§ STATED EXERCISE
Write out all records as given; omit images.

*** INFORMATION GIVEN

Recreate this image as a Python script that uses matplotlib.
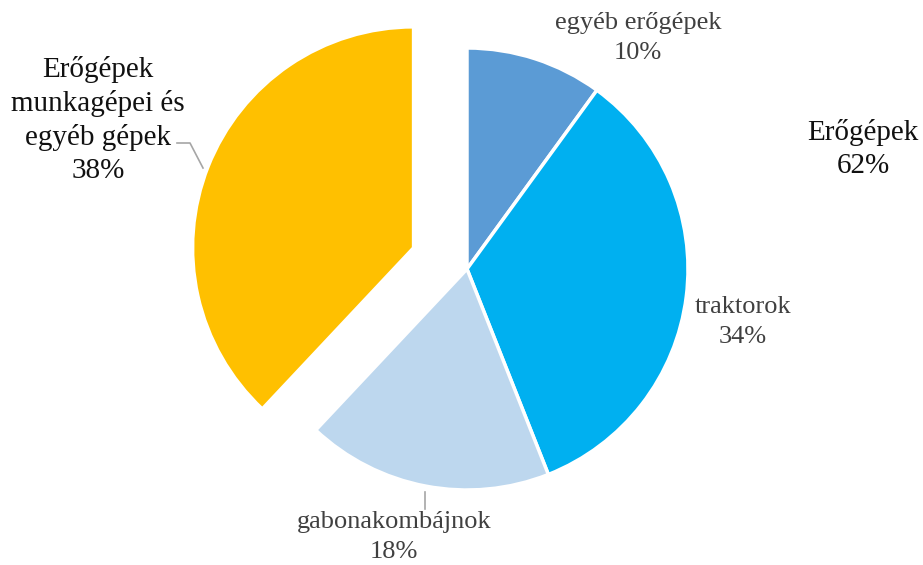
import matplotlib
matplotlib.use("Agg")
import matplotlib.pyplot as plt

categories = ["egyéb erőgépek", "traktorok", "gabonakombájnok",
              "Erőgépek\nmunkagépei és\negyéb gépek"]
values = [10, 34, 18, 38]
colors = ["#5B9BD5", "#00B0F0", "#BDD7EE", "#FFC000"]
explode_frac = [0, 0, 0, 0.26]
group_label = "Erőgépek"
group_value = 62

W, H = 923, 565
fig = plt.figure(figsize=(W / 100, H / 100), dpi=100)
ax = fig.add_axes([0, 0, 1, 1])
ax.set_xlim(0, W)
ax.set_ylim(0, H)
ax.set_aspect("equal")
ax.axis("off")

cx, cy, r = 467, H - 269, 221
ax.pie(values, colors=colors, startangle=90, counterclock=False,
       explode=[e * r for e in explode_frac], center=(cx, cy), radius=r,
       wedgeprops=dict(edgecolor="white", linewidth=2.5))
ax.set_xlim(0, W)
ax.set_ylim(0, H)

serif = ["Liberation Serif", "DejaVu Serif"]
small = dict(fontsize=19, color="#404040", ha="center", va="center",
             family=serif, linespacing=1.42)
big = dict(fontsize=21, color="#111111", ha="center", va="center",
           family=serif, linespacing=1.35)

def P(x, y):
    return (x, H - y)

ax.text(*P(638, 38), f"{categories[0]}\n{values[0]}%", **small)
ax.text(*P(743, 322), f"{categories[1]}\n{values[1]}%", **small)
ax.text(*P(394, 537), f"{categories[2]}\n{values[2]}%", **small)
ax.text(*P(98, 120), f"{categories[3]}\n{values[3]}%", **big)
ax.text(*P(863, 149), f"{group_label}\n{group_value}%", **big)

# leader lines
lx = [425, 425]
ly = [492, 509]
ax.plot(lx, [H - v for v in ly], color="#A6A6A6", lw=1.2)
lx2 = [177, 190, 203]
ly2 = [143, 143, 168]
ax.plot(lx2, [H - v for v in ly2], color="#A6A6A6", lw=1.2)

fig.savefig("out.png", dpi=100)
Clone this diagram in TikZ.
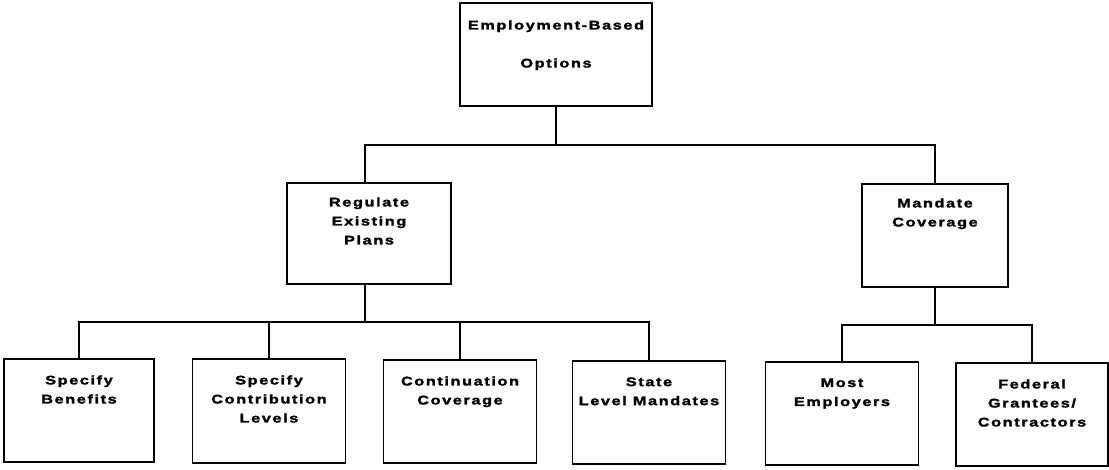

******

§ SOLUTION FOR THIS PROBLEM
Recreate this image as a Python script that uses matplotlib.
import matplotlib
matplotlib.use("Agg")
import matplotlib.pyplot as plt

categories = ["egyéb erőgépek", "traktorok", "gabonakombájnok",
              "Erőgépek\nmunkagépei és\negyéb gépek"]
values = [10, 34, 18, 38]
colors = ["#5B9BD5", "#00B0F0", "#BDD7EE", "#FFC000"]
explode_frac = [0, 0, 0, 0.26]
group_label = "Erőgépek"
group_value = 62

W, H = 923, 565
fig = plt.figure(figsize=(W / 100, H / 100), dpi=100)
ax = fig.add_axes([0, 0, 1, 1])
ax.set_xlim(0, W)
ax.set_ylim(0, H)
ax.set_aspect("equal")
ax.axis("off")

cx, cy, r = 467, H - 269, 221
ax.pie(values, colors=colors, startangle=90, counterclock=False,
       explode=[e * r for e in explode_frac], center=(cx, cy), radius=r,
       wedgeprops=dict(edgecolor="white", linewidth=2.5))
ax.set_xlim(0, W)
ax.set_ylim(0, H)

serif = ["Liberation Serif", "DejaVu Serif"]
small = dict(fontsize=19, color="#404040", ha="center", va="center",
             family=serif, linespacing=1.42)
big = dict(fontsize=21, color="#111111", ha="center", va="center",
           family=serif, linespacing=1.35)

def P(x, y):
    return (x, H - y)

ax.text(*P(638, 38), f"{categories[0]}\n{values[0]}%", **small)
ax.text(*P(743, 322), f"{categories[1]}\n{values[1]}%", **small)
ax.text(*P(394, 537), f"{categories[2]}\n{values[2]}%", **small)
ax.text(*P(98, 120), f"{categories[3]}\n{values[3]}%", **big)
ax.text(*P(863, 149), f"{group_label}\n{group_value}%", **big)

# leader lines
lx = [425, 425]
ly = [492, 509]
ax.plot(lx, [H - v for v in ly], color="#A6A6A6", lw=1.2)
lx2 = [177, 190, 203]
ly2 = [143, 143, 168]
ax.plot(lx2, [H - v for v in ly2], color="#A6A6A6", lw=1.2)

fig.savefig("out.png", dpi=100)
Clone this diagram in TikZ.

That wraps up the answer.